One very significant faith journey moment happened as I stood beside Amee’s incubator, watching her in a coma, fighting for her life, I didn’t know what else to pray. Tears punctuated the brief, “Help me God. Help my baby.” I uttered silently and constantly. God met me that second day of Amee’s life in the middle of NICU and brought distinct images to my mind and spoke with a voice that seemed audible.
God posed three questions, one after the other, pausing for my answer in between.
“Do you trust me to heal her completely? Do you trust me to heal her a little at a time, giving the doctors wisdom in how to treat her? Would you still trust me if I healed her perfectly and took her home to heaven?”
My ‘yes’ answer to the first two took no time to proclaim. The third proved a struggle. I finally told God I would trust him no matter what.
Then came a picture of an open Bible with Philippians 4: 6 &7 highlighted.
Do not be anxious – oh how worry and anxiety had punctuated the last two days.
Present your requests by prayer and petition – I’d been doing that constantly and knew others prayed too.
With thanksgiving. My heart stopped. I hadn’t thanked God for anything during this nightmare. I begged God to forgive me and thanked him for this beautiful baby girl. I had an ‘ah ha’ moment. Each child is a gift from God whether they are here for a short time or long and God loved her more than I ever could. My prayer changed. I gave myself and Amee to God; completely trusting him for whatever he chose to do and for strength to walk the journey he had planned.
And the peace of God descended and wrapped around me like a warm fuzzy blanket so real I expected to see one around my shoulders when I opened my eyes.
Nothing in Amee’s circumstance changed when I opened my eyes. She still lay in a coma. But I knew this moment with God had changed me.
I kept this spiritual defining moment guarded in my heart for years, maybe decades. Why was I silent? At first it felt too deeply personal to share with anyone else.

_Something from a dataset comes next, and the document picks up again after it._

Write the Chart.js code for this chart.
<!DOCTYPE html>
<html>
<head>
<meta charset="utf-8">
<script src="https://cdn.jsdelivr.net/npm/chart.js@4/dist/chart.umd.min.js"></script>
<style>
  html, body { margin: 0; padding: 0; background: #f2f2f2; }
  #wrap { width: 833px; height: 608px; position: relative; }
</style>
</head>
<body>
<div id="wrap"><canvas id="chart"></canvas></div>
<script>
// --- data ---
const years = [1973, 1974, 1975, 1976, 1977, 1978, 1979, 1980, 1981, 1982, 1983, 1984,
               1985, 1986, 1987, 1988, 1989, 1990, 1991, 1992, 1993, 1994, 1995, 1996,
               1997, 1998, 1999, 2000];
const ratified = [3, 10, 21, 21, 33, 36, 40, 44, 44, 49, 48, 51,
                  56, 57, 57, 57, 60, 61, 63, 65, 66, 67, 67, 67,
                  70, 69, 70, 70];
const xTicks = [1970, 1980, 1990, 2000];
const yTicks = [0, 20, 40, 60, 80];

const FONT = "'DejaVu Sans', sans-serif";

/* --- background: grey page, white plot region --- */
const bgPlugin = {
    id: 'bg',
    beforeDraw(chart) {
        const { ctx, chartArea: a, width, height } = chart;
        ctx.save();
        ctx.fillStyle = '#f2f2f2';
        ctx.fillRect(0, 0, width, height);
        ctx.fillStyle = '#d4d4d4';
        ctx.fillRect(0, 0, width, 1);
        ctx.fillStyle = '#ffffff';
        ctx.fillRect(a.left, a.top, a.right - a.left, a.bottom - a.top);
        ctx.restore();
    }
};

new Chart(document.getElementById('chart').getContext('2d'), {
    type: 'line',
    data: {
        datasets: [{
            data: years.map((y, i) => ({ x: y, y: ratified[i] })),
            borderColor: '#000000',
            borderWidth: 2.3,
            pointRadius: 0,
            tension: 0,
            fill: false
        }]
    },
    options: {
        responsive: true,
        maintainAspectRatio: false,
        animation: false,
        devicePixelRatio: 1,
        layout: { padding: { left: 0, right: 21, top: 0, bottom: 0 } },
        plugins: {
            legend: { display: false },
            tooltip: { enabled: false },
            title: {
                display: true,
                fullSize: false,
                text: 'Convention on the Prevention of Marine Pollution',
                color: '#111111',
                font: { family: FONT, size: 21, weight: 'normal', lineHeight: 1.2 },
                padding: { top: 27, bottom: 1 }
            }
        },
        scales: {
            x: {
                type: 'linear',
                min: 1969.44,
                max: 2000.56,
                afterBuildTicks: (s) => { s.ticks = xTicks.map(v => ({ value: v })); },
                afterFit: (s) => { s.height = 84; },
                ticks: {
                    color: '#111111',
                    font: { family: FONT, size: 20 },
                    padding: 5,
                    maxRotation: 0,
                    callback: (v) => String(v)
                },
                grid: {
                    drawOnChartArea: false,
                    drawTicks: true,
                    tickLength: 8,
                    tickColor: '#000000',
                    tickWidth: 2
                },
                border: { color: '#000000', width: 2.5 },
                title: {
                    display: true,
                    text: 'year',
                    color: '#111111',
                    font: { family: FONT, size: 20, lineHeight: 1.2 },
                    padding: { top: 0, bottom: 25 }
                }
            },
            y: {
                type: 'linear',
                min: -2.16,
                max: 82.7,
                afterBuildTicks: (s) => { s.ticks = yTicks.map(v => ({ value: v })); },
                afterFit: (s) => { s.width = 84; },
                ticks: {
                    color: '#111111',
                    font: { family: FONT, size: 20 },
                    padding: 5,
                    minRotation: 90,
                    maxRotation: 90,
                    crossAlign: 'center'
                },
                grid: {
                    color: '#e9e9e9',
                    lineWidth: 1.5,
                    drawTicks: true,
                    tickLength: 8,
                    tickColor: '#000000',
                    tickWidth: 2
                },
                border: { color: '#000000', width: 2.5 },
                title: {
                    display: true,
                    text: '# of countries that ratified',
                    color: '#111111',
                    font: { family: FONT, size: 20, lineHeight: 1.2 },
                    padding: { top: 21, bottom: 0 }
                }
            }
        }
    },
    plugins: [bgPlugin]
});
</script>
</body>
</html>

I’d examine it in my quiet moments and remember what I learned. This turning point coloured so many aspects of my life and faith.
Later I wondered what people might think if I shared about seeing images from God and hearing his voice so distinctly. It was nothing like I had experienced before. When I didn’t share, others never had the chance to know that the God of the Bible is still God today.
God keeps pointing me to verses like Psalm 78:1-3 or Psalm 105:1-5 where he commands his people to share his goodness and his judgements too with the next generation. How can I not obey and share the stories of what God has and is doing in my life, even if they happened in ways, I was unfamiliar with?
Now I know I can commemorate those defining moments in my faith journey through my writing and speaking instead of keeping silent. I wonder if there are charms that could be a visual representation of my faith or these ‘ah ha’ moments of my life?